La création d’un véritable statut du journaliste, qui viendrait couronner une formation en bonne et due forme, est également à l’étude. Pour l’instant, le Maroc n’abrite qu’une seule véritable école, l’Institut supérieur de journalisme, à Rabat. Soupçonnés d’être corrompus, de préférer le scandale qui fait vendre à la recherche de la vérité, les journalistes n’ont pas… bonne presse auprès de l’opinion. Mais les plus scrupuleux d’entre eux ont beaucoup de difficultés à bien exercer leur profession dans la mesure où les pouvoirs publics rechignent encore à collaborer avec eux. « La liberté de la presse existe, mais il faut reconnaître un droit à l’information, c’est-à-dire permettre aux journalistes d’accéder à l’information et de la diffuser », estime El Brini. Avec une diffusion de 400 000 exemplaires par jour, contre 4 millions en Algérie, l’impact de la presse reste de toute façon minime, et les journalistes sont loin de jouer le rôle de quatrième pouvoir.

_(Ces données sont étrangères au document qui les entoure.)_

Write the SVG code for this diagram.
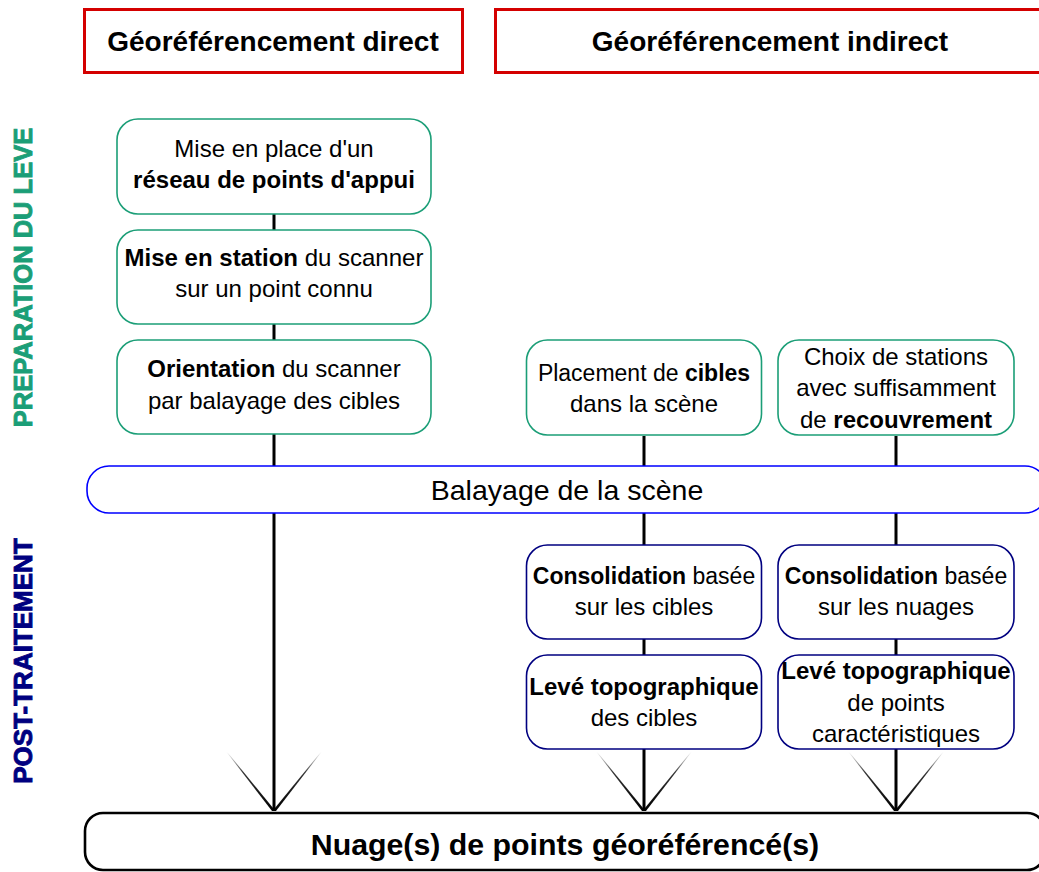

Arrestation de Driss Chahtane, de l'hebdomadaire Al-Michaal, auteur d'un article sur la santé du ro

Arrestation de Driss Chahtane, de l’hebdomadaire Al-Michaal, auteur d’un article sur la santé du roi.
© AIC PRESS

Peines disproportionnées

Dans les procès intentés à la presse, la justice est la cible de toutes les critiques. On reproche aux juges de traiter ces affaires comme n’importe quel dossier, sans prendre en compte le caractère particulier des délits de presse. Nombre de procès ont par ailleurs été entachés de vices de procédure ou de non-respect des droits de la défense, les juges maîtrisant mal le code de la presse. En février, le ministre de la Justice a d’ailleurs envoyé huit magistrats à Paris pour suivre un stage à la 17e chambre, spécialisée dans le droit de la presse.

Les magistrats se sont également vu reprocher la sévérité de leurs sentences par rapport aux faits reprochés. Le 30 juin 2009, le journal Économie Entreprises a été condamné, en appel, à verser une amende de 5,9 millions de dirhams ! Le mensuel avait publié, à tort selon la justice, une brève de six lignes dans laquelle il affirmait que la société Primarios, qui appartient au holding royal, surfacturait ses produits. « Contrairement à ce que l’on croit, la justice n’est pas la main du pouvoir. Elle a plutôt tendance à anticiper les humeurs des autorités », explique Tozy. Les juges sont d’ailleurs souvent désavoués, le roi graciant la plupart des journalistes condamnés. Ce qui alimente un peu plus la confusion…

La liberté de la presse est un acquis que ni les journalistes ni l’opinion publique ne sont aujourd’hui prêts à abandonner. Mais son usage et sa défense requièrent de chaque partie, médias, pouvoirs publics et justice, qu’elle assume pleinement ses responsabilités. Encore immature, mal structuré, fragile financièrement, le secteur de la presse doit se réformer en profondeur s’il veut pouvoir jouir au mieux de ce droit. Face à l’intransigeance des autorités et à la sévérité des juges, la seule réponse possible est un respect scrupuleux des règles de déontologie. Mais, comme ailleurs, l’erreur fait partie du métier de journaliste : elle peut être punie par la justice, mais la peine doit alors être proportionnelle à la faute. Depuis dix ans, les autorités s’enorgueillissent de la liberté dont jouissent les médias, tout en continuant de refuser la critique ou le débat contradictoire. Des défauts dont ne sont pas exempts les journalistes eux-mêmes. Qu’ils le veuillent ou non, justice, médias et gouvernement vont devoir s’accorder s’ils veulent vraiment affermir la liberté de la presse et enraciner dans le royaume ce principe fondamental de la démocratie.